In fourteen rich and entangled stories, Nick Mulgrew’s debut work of fiction explores the sorrows and absurdities of youth, spirituality and prejudice in the verdant and history-stained settlements of South Africa’s coastline.
From drunken broken-family vacations to a postman’s jaunt into the weird world of the ultra-rich; from a housewife's visit to a library for the blind to a haunting descent into a colonial Purgatory, these stories exhibit a magpie’s eye for the smallest of tragedies and grandest of ironies. But, set on the stage of the everyday, Stations conjures not just a vision of a South Africa that implodes and resurrects itself as it wishes, but also of the people caught in its wake, their lives tottering desperately between happiness and eternal futility.
Contains various award-winning and almost-award-winning stories, including:
"Posman", shortlisted for the 2015 White Review Prize. “Turning”, the winner of the 2014 National Arts Festival Short Sharp Stories Award. “Ponta do Ouro”, longlisted for the Twenty in 20 Project.
Nick Mulgrew is an award-winning writer, editor and publisher, currently based in Edinburgh. He is the author of six books, and since 2014 is the director of uHlanga, an acclaimed South African poetry press.
His novels include A Hibiscus Coast, winner of the 2022 K. Sello Duiker Memorial Award. Among other accolades, he is the winner of the 2016 Thomas Pringle Award, the 2018 Nadine Gordimer Prize (for his story collection, The First Law of Sadness), and is the recipient of a Mandela Rhodes Scholarship.
As the title of Nick Mulgrew's book suggest each short story should be read with The Stations of the Cross, a 14-step Catholic devotion that commemorates Jesus Christ's last day on Earth as a man, in mind. Each station is a mini pilgrimage, a meditation. In the first story, "Athlone Towers", the imploding of the towers becomes a strong symbol for the demise of a relationship. It is the act of condemnation, the first stop on "a slow road to purgatory". In the fourth story, "Ponta do Ourro", a mother and son spend a fraught Christmas holiday in Mozambique; with the corresponding station Jesus's encounter with his mother before his death. And so forth. It is done cleverly. But even on it's own, without any knowledge of the link to the Stations of the Cross, the stories in Stations speaks of Mulgrew's huge talent as a writer, his sensitivity and attention to detail. Stories like "Gala Day" haunted me for days. Stations calls for a meditative read.
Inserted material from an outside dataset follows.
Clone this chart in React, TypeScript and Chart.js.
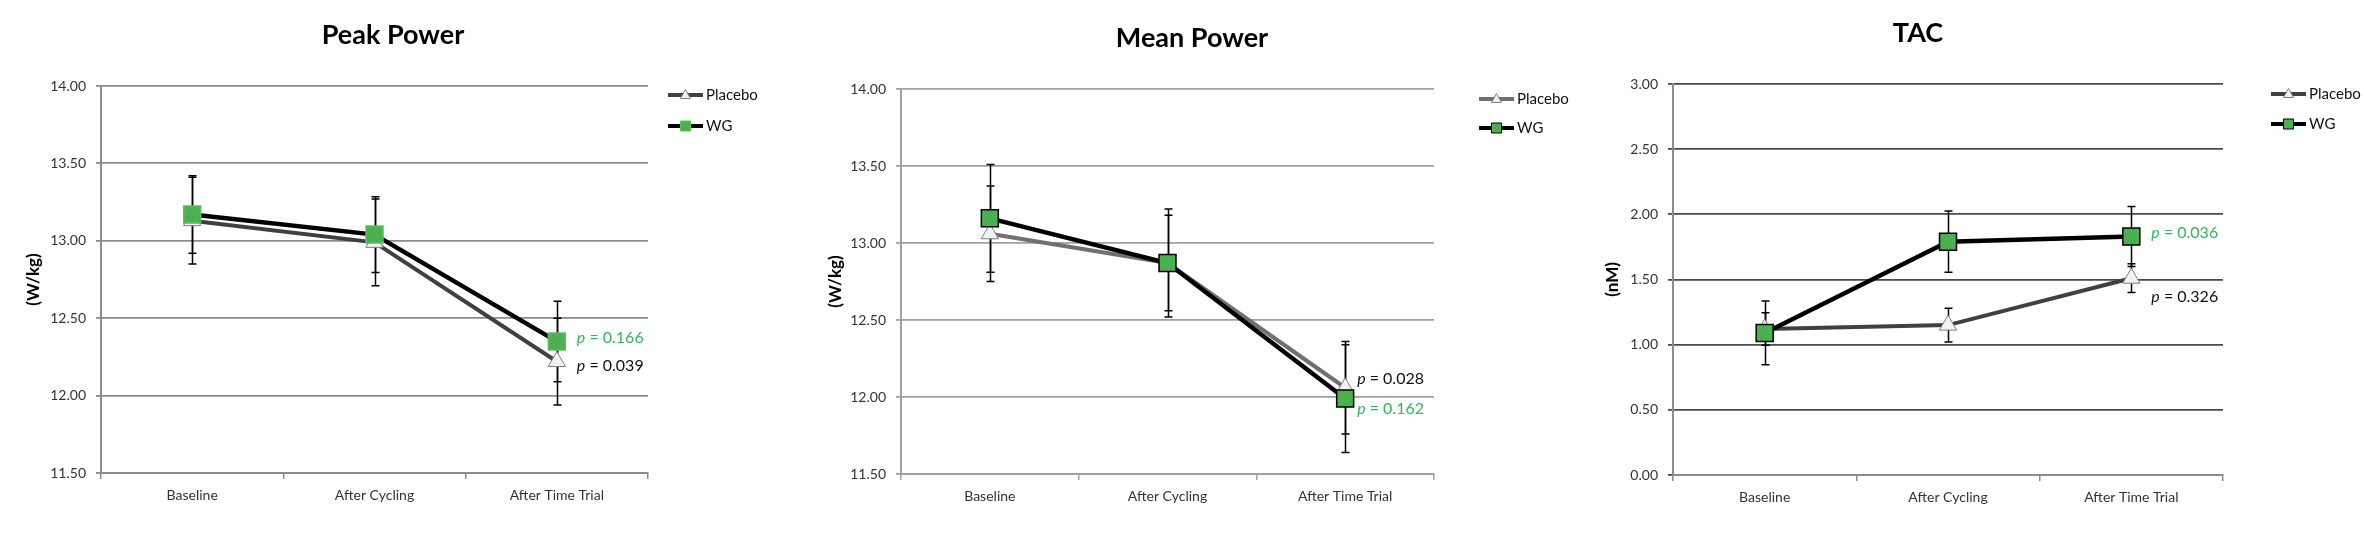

Quotes: "Athlone Towers": – I thought I could, I don't know, force myself to change. That I could write my own myths. –
"Turning": – In my head I tried to place the shape of your moans on the IPA vowel chart. You started at unrounded back close-mid [o], then shifted to rounded back close-mid [ɣ] when you picked up the pace. Open central [ä] – ah, ah, ah. –
– How does one deserve this? How can one deserve the way everything was constructed, from dirt and ash and rock, all to place this person here with me? –
– It's hard to say what I felt. There was a storm outside like a storm in heaven, and the wind blew in Grahmstown like the wind in Grahmstown blows, and my building shook in the wind the way old buildings shake. It's hard to say what I felt, but it felt like it would have been better if you were in my bed to share that storm with me. –
"Daughter": – This museum holds things, you said, that we shouldn't remember. –
"I-HR Foto": – Soon the negatives would slither out. Soon he would know what she had given him to see. Until then, they, like all photographs, existed only in a Schrodinger's state; as exceptions. That was the beauty of photography: how at first the pictures only really existed in your mind. –
"Mariannhill, In the Garden": – Will you take it upon yourself to sort through the parts of me, to piece me together again from these fragments of myself, from unfinished prayers, from miscellany? –
"Stations": – Mother, wanderer: now I know what you know. We are our own shades. –
I found this collection to be a bit uneven. There are many of the stories I really enjoyed including Athlone Towers, Turning, Ponta do Ouro and Gala Day. Die Biblioteek vir Blindes was funny and all too realistic. However, I also felt there were several stories that fell short of what I was hoping for. That being said, I enjoy Nick Mulgrew's writing, and I will probably pick up whatever he writes next.